Hi there, want to read from MongoDB Atlas data to Pyspark.
The read script is from this forum:
from Trademe_MongoDB.Credentials.Credentials import uri
from datetime import datetime
# from motor.motor_asyncio import AsyncIOMotorClient
from Trademe_MongoDB.logger_config import Logger_config
from pyspark.sql import SparkSession
logger = Logger_config().get_logger()
spark = SparkSession.\
config("spark.executor.memory", "1g").\
config("spark.mongodb.read.connection.uri", uri).\
config("spark.jars.packages", "org.mongodb.spark:mongo-spark-connector:10.0.3").\
df = spark.read.format("mongodb").option('database', '1').option('collection', '2').load()
Throwing errors:
The system cannot find the path specified.

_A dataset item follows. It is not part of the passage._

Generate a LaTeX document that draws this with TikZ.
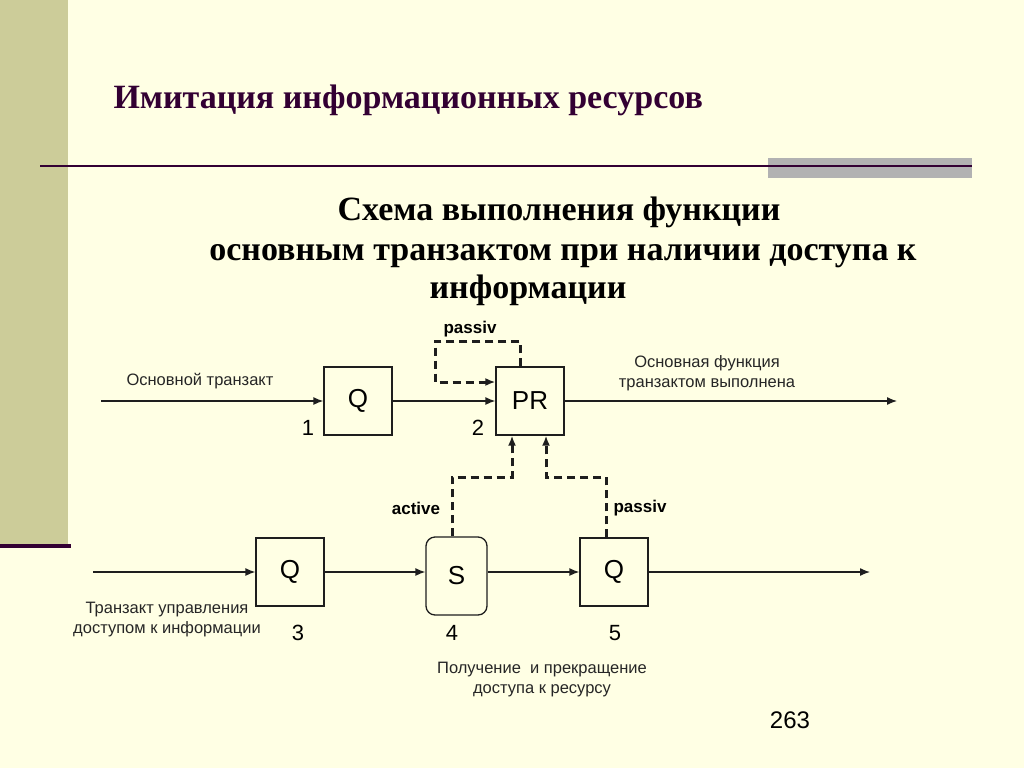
\documentclass[tikz,border=0pt]{standalone}
\usepackage{fontspec}
\setmainfont{Liberation Sans}
\newfontfamily\headfont{Liberation Serif}
\usepackage{xcolor}
\definecolor{slidebg}{RGB}{255,255,228}
\definecolor{olivebar}{RGB}{204,204,153}
\definecolor{darkplum}{RGB}{51,0,51}
\definecolor{greybar}{RGB}{178,178,178}
\definecolor{wire}{RGB}{30,30,30}
\usetikzlibrary{arrows.meta}
\usetikzlibrary{positioning}
\newcommand{\sizeblock}{68pt}
\tikzset{
    common/.style={draw=wire, line width=1.3pt, inner sep=0pt, font=\fontsize{26}{26}\selectfont},
    block/.style={common, rectangle, minimum width=\sizeblock, minimum height=\sizeblock},
    srvblock/.style={common, rectangle, rounded corners=9pt, minimum width=61pt, minimum height=78pt},
    flow/.style={-{Latex[length=10pt,width=8pt]}, draw=wire, line width=1.3pt},
    ctrl/.style={flow, dash pattern=on 8pt off 5pt, line width=3pt},
    caption/.style={font=\fontsize{16.5}{20}\selectfont, align=center, text=black!85},
    tag/.style={font=\bfseries\fontsize{17}{17}\selectfont},
    num/.style={font=\fontsize{22}{22}\selectfont},
    heading/.style={anchor=base, font=\headfont\bfseries\fontsize{34}{34}\selectfont}
}

\begin{document}
\begin{tikzpicture}[x=1pt, y=-1pt]
    % slide frame
    \fill[slidebg] (0,0) rectangle (1024,768);
    \useasboundingbox (0,0) rectangle (1024,768);
    \fill[olivebar] (0,0) rectangle (68,545);
    \fill[darkplum] (0,544) rectangle (71,548);
    \fill[greybar] (768,158) rectangle (972,178);
    \draw[darkplum, line width=2.6pt] (40,166) -- (972,166);

    \node[anchor=base west, text=darkplum, font=\headfont\bfseries\fontsize{34}{34}\selectfont] (title) at (110,108)
        {Имитация информационных ресурсов};
    \node[heading] (sub1) at (559,220) {Схема выполнения функции};
    \node[heading] (sub2) at (563,260) {основным транзактом при наличии доступа к};
    \node[heading] (sub3) at (528,298) {информации};

    % blocks
    \node[block] (Q1) at (358,401) {Q};
    \node[block] (PR) at (530,401) {PR};
    \node[block] (Q3) at (290,572) {Q};
    \node[srvblock] (S) at (456.5,576) {S};
    \node[block] (Q5) at (614,572) {Q};

    \coordinate (in1) at (101,401);
    \coordinate (out1) at (897,401);
    \coordinate (in2) at (93,572);
    \coordinate (out2) at (870,572);
    \coordinate (loop) at (435,341);
    \coordinate (jS) at (512,477);
    \coordinate (jQ) at (546,477);

    \draw[flow] (in1) -- (Q1);
    \draw[flow] (Q1) -- (PR);
    \draw[flow] (PR) -- (out1);
    \draw[flow] (in2) -- (Q3);
    \draw[flow] (Q3.east) -- (Q3.east -| S.west);
    \draw[flow] (S.east |- Q5.west) -- (Q5.west);
    \draw[flow] (Q5) -- (out2);

    \draw[ctrl] ([xshift=-10pt]PR.north) |- (loop) |- ([yshift=19pt]PR.west);
    \draw[ctrl] ([xshift=-4.5pt]S.north) |- (jS) -- ([xshift=-18pt]PR.south);
    \draw[ctrl] ([xshift=-8pt]Q5.north) |- (jQ) -- ([xshift=16pt]PR.south);

    % labels
    \node[caption] (lin1) at (200,381) {Основной транзакт};
    \node[caption] (lout1) at (707,373) {Основная функция\\ транзактом выполнена};
    \node[caption] (lin2) at (167,620) {Транзакт управления\\доступом к информации};
    \node[caption] (lacc) at (542,680) {Получение \ и прекращение\\доступа к ресурсу};
    \node[tag] (tloop) at (470,329) {passiv};
    \node[tag] (tact) at (416,508) {active};
    \node[tag] (tpas) at (640,508) {passiv};
    \node[num] (n1) at (308,428) {1};
    \node[num] (n2) at (478,428) {2};
    \node[num] (n3) at (298,633) {3};
    \node[num] (n4) at (452,633) {4};
    \node[num] (n5) at (615,633) {5};
    \node[num, font=\fontsize{24}{24}\selectfont] (page) at (790,720) {263};
\end{tikzpicture}
\end{document}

Error: Missing application resource.
Traceback (most recent call last):
File "C:\Projects\Web projects\Trademe_MongoDB\Data analysis\Load From Spark.py", line 11, in <module>
spark = SparkSession.\
File "C:\Projects\Web projects\venv\lib\site-packages\pyspark\sql\session.py", line 477, in getOrCreate
sc = SparkContext.getOrCreate(sparkConf)
File "C:\Projects\Web projects\venv\lib\site-packages\pyspark\context.py", line 512, in getOrCreate
SparkContext(conf=conf or SparkConf())
File "C:\Projects\Web projects\venv\lib\site-packages\pyspark\context.py", line 198, in __init__
SparkContext._ensure_initialized(self, gateway=gateway, conf=conf)
File "C:\Projects\Web projects\venv\lib\site-packages\pyspark\context.py", line 432, in _ensure_initialized
SparkContext._gateway = gateway or launch_gateway(conf)
File "C:\Projects\Web projects\venv\lib\site-packages\pyspark\java_gateway.py", line 106, in launch_gateway
raise RuntimeError("Java gateway process exited before sending its port number")
RuntimeError: Java gateway process exited before sending its port number
Process finished with exit code 1
Background: Download Pyspark not hadoop. Spark_home envrioments variabls set up, Java envrionment variables set up. Both can read from system path.